In triathlon training there is a continuous battle between mind and body. Training is full of ups and downs, highs and lows, good days and bad days. There are amazing training days, where everything seems to be going your way, and there are horrible, tormenting training days, where all you want to do is give up. Through these tough, challenging, and defeating training days, we become stronger, more capable athletes, and even better versions of ourselves. These mentally and physically draining training days allow us, as athletes, to see that it is possible to push ourselves to new limits. However, we must push past the temporary moments of pain and negativity in order to allow ourselves to then learn and grow from them.
It has taken me quite some time to wrap my head around the idea that “bad” training days can be turned into something good. Being a very competitive individual, I have spent so much time being hard on myself, especially when I feel like I am not performing to the best of my abilities. At practice, I used to dwell on every negative thought going through my mind. These thoughts made me think and feel like I was a bad athlete. I had gotten into a regular routine of beating myself up when I was not swimming, cycling, or running at my best. After having an amazing training session, I would get so obsessed with the idea that all of my training sessions needed to be just as amazing. I would tell myself things like, “If I can swim/bike/run this fast and feel amazing doing so, there’s no reason I can’t do this every practice”. However, as smart athletes, we should know that this is never the case. We need time for our minds and our bodies to recover. In my mind, a practice where I was not hitting my fastest swim, bike, or run splits, felt like a step backward.

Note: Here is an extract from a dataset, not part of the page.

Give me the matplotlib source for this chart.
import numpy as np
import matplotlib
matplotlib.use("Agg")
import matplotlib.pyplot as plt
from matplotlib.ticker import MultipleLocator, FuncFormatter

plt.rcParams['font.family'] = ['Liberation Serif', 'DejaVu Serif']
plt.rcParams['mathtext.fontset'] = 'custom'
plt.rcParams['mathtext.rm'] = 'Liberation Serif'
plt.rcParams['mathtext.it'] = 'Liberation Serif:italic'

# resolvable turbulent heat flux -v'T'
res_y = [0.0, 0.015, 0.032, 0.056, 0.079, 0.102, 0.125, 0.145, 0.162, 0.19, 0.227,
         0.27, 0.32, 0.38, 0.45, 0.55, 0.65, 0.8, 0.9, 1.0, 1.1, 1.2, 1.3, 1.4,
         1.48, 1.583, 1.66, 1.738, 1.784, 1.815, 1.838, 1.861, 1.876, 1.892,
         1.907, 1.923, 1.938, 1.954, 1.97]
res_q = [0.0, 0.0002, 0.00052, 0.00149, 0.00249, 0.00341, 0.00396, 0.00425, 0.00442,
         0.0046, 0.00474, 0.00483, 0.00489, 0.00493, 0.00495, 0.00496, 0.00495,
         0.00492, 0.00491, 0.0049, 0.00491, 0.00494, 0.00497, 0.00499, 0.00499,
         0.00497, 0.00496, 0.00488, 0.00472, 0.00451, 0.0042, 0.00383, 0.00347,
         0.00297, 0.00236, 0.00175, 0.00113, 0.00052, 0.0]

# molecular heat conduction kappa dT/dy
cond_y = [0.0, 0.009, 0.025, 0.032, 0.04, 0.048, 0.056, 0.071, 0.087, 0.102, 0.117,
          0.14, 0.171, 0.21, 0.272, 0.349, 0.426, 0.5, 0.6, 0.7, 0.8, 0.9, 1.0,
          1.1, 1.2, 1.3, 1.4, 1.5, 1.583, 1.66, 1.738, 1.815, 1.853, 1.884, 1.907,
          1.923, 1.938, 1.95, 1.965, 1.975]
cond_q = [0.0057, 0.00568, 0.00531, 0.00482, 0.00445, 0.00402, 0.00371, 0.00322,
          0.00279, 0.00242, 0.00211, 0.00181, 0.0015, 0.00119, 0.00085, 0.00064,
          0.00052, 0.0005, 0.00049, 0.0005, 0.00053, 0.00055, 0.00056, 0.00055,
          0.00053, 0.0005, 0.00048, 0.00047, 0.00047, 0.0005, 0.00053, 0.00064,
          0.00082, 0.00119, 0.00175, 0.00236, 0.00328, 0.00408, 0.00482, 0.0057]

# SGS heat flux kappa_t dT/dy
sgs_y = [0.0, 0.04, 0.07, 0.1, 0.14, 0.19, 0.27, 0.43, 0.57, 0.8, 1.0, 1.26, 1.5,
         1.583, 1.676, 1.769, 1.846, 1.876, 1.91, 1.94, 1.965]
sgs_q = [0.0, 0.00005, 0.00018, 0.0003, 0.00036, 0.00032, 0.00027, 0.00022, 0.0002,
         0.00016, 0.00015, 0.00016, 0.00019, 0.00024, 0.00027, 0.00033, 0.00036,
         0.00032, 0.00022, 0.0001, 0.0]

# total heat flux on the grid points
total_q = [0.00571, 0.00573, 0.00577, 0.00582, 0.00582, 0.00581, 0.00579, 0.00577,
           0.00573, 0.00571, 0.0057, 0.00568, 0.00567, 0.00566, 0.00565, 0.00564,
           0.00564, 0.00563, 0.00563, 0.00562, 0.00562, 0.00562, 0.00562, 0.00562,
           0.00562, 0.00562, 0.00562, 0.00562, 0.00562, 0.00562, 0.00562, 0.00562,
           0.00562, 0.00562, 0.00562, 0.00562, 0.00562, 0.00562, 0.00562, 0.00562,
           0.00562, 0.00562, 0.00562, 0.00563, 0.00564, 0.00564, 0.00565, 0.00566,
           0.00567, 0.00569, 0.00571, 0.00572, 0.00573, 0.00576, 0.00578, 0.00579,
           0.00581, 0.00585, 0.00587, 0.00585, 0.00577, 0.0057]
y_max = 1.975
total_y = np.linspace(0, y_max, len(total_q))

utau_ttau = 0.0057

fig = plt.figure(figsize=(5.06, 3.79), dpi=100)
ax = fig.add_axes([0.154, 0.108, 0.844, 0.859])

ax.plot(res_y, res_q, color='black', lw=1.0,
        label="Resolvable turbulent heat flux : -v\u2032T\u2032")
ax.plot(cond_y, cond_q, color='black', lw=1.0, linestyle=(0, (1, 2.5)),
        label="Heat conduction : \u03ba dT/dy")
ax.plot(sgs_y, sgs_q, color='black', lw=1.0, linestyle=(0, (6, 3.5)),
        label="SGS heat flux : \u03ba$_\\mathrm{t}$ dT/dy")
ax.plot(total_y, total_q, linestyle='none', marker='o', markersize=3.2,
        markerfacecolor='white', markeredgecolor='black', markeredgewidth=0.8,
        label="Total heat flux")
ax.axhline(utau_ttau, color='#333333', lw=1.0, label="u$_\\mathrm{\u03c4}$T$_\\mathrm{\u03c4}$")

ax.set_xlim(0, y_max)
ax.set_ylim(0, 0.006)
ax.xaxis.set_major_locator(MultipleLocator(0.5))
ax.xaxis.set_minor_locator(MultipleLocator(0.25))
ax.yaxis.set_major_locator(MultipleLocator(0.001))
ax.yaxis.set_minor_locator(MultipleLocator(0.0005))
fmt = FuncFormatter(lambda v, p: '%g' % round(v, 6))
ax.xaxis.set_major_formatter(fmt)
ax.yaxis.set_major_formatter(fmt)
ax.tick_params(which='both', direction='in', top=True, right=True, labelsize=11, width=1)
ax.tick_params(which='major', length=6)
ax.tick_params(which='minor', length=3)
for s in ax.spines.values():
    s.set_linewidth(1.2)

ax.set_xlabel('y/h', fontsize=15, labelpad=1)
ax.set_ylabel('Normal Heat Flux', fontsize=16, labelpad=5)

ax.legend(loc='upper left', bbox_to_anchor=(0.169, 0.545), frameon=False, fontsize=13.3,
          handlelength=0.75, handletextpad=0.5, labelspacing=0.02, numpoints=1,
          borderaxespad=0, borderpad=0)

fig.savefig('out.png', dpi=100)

My coach and teammates at Edge Triathlon have played a huge role in getting me to think more positively about my training and my overall performance as an athlete. Having a “bad” training day does not equate to being a “bad” athlete. Every training session completed, whether it was a good one or bad, contributes to you becoming a stronger, more capable athlete. It is important to remember that a mediocre session is so much better than no session at all.

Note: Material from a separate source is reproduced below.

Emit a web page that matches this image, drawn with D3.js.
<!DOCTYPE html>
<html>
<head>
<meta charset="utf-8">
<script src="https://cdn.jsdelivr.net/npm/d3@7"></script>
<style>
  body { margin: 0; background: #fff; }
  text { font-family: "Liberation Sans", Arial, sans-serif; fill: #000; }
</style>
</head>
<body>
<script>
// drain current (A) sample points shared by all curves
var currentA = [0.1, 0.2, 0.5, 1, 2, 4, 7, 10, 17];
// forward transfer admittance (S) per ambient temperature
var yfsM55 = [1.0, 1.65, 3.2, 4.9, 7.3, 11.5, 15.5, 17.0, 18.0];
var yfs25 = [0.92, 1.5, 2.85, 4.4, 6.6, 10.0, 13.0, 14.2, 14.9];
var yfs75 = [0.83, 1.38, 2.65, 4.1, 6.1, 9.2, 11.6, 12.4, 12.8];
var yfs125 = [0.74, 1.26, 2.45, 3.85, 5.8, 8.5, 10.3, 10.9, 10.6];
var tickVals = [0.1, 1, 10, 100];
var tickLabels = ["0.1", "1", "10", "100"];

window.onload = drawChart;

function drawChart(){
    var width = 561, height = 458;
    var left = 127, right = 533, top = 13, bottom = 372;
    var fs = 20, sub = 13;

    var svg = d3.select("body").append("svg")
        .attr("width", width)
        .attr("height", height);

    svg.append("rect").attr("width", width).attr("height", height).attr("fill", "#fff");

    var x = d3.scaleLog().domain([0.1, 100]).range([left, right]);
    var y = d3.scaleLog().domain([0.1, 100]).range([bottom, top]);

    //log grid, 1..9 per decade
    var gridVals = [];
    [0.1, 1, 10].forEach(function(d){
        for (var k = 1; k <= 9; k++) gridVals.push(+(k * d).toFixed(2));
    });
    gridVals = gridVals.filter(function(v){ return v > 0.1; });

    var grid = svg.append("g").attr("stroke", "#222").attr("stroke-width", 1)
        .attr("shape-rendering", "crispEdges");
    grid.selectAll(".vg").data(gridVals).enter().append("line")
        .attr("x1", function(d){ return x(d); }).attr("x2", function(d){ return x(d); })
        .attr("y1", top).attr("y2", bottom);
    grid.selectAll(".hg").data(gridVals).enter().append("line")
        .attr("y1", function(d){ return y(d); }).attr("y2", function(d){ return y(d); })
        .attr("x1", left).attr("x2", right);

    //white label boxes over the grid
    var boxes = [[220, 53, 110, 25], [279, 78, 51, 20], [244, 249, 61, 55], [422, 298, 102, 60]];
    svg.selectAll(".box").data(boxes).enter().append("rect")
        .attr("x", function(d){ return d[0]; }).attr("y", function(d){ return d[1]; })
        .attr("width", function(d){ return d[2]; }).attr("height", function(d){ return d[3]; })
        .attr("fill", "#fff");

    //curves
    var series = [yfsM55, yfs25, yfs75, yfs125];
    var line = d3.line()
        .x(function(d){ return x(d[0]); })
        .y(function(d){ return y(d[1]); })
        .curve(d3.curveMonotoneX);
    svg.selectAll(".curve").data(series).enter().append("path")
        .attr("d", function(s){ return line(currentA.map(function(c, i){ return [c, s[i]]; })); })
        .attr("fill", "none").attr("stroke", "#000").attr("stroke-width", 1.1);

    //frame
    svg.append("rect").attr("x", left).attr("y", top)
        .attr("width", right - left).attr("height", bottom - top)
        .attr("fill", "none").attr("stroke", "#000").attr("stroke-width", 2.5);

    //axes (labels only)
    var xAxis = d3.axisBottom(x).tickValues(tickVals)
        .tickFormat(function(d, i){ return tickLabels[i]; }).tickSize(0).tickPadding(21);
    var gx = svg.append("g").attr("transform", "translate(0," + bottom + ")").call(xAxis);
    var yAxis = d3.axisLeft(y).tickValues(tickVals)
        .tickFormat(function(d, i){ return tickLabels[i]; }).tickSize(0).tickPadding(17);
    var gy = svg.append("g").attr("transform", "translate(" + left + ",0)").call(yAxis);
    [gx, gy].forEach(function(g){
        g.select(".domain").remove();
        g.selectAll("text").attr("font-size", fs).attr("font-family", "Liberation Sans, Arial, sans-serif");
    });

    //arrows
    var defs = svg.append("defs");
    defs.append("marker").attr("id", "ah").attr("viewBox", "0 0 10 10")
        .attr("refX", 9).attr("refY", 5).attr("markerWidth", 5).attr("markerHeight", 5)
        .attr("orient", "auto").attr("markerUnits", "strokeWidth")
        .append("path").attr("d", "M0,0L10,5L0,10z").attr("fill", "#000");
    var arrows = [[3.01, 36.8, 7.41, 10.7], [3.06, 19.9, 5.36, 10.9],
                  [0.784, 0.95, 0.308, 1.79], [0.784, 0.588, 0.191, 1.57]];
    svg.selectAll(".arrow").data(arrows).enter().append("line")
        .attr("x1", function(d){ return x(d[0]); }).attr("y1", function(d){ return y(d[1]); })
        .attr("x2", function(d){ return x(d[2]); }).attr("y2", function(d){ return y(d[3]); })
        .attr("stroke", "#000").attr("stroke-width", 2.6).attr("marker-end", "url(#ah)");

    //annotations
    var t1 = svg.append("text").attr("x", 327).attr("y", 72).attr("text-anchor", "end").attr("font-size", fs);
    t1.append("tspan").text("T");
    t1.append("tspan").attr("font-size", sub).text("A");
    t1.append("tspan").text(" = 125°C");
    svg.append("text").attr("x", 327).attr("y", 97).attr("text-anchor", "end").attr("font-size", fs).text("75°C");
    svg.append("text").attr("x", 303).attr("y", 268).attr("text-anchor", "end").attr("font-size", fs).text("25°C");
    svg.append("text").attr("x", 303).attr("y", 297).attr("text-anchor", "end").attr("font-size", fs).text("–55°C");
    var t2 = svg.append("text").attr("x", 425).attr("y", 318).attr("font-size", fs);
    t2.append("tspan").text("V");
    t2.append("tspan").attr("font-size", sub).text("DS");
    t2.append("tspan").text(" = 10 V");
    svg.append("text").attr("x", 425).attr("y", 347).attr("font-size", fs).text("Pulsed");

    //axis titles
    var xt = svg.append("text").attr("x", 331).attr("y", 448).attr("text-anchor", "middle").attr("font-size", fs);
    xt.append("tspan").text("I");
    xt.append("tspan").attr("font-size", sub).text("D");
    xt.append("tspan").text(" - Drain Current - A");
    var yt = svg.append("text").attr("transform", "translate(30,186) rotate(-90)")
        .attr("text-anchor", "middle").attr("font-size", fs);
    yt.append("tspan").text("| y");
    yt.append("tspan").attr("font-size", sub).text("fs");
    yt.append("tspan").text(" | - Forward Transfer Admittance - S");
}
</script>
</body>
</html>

Tips that have helped me get through the “bad” days:
1) Don’t focus on giving 100% during every training session, as this will only burn you out. Instead, focus on staying controlled, consistent, and comfortable.

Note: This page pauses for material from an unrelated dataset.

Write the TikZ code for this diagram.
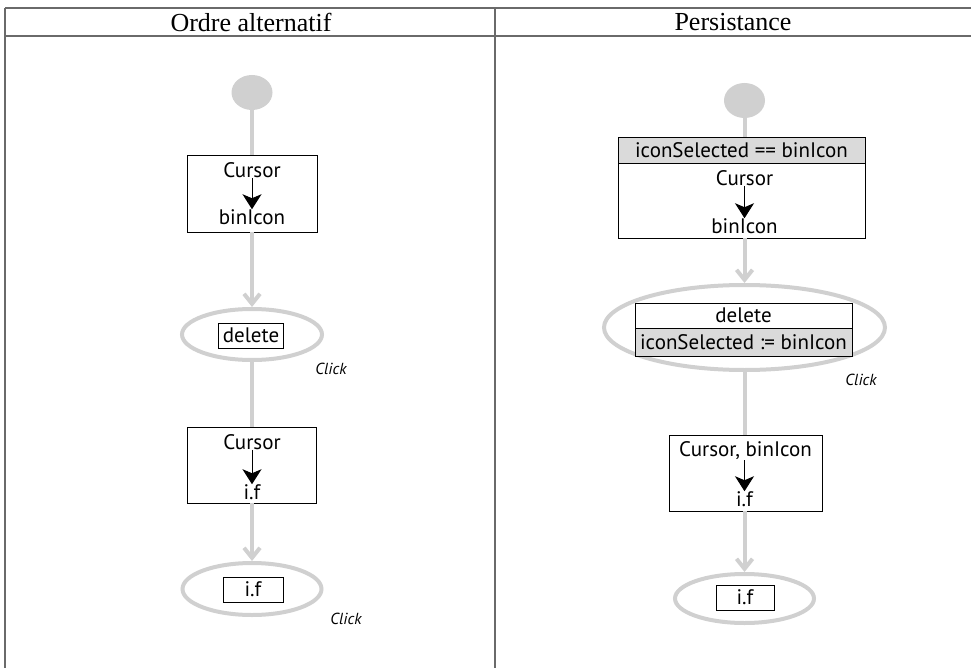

2) Don’t compare yourself and your training to your teammates or other athletes. This is very hard to do, especially when you train with a regular group. Instead, look at your own fitness level, where you have made improvements, how you have done so, and where/how you can make future improvements along the way.
3) Mind over matter! I cannot stress how important positivity is. During the tough, gruelling sessions talk to yourself and say things like, “You’ve got this”, and “You can do it”. Even if you don’t believe it first, repeat it over and over in your head and eventually you will begin to own it.
4) Find a group to train with. If there are no training groups around you, try and find a buddy to workout/train with. There are so many benefits to training with a group or a buddy. Sometimes all you need is motivation, encouragement, and support for others when working through hard sessions. Group or buddy training keeps you accountable, and makes training so much more enjoyable!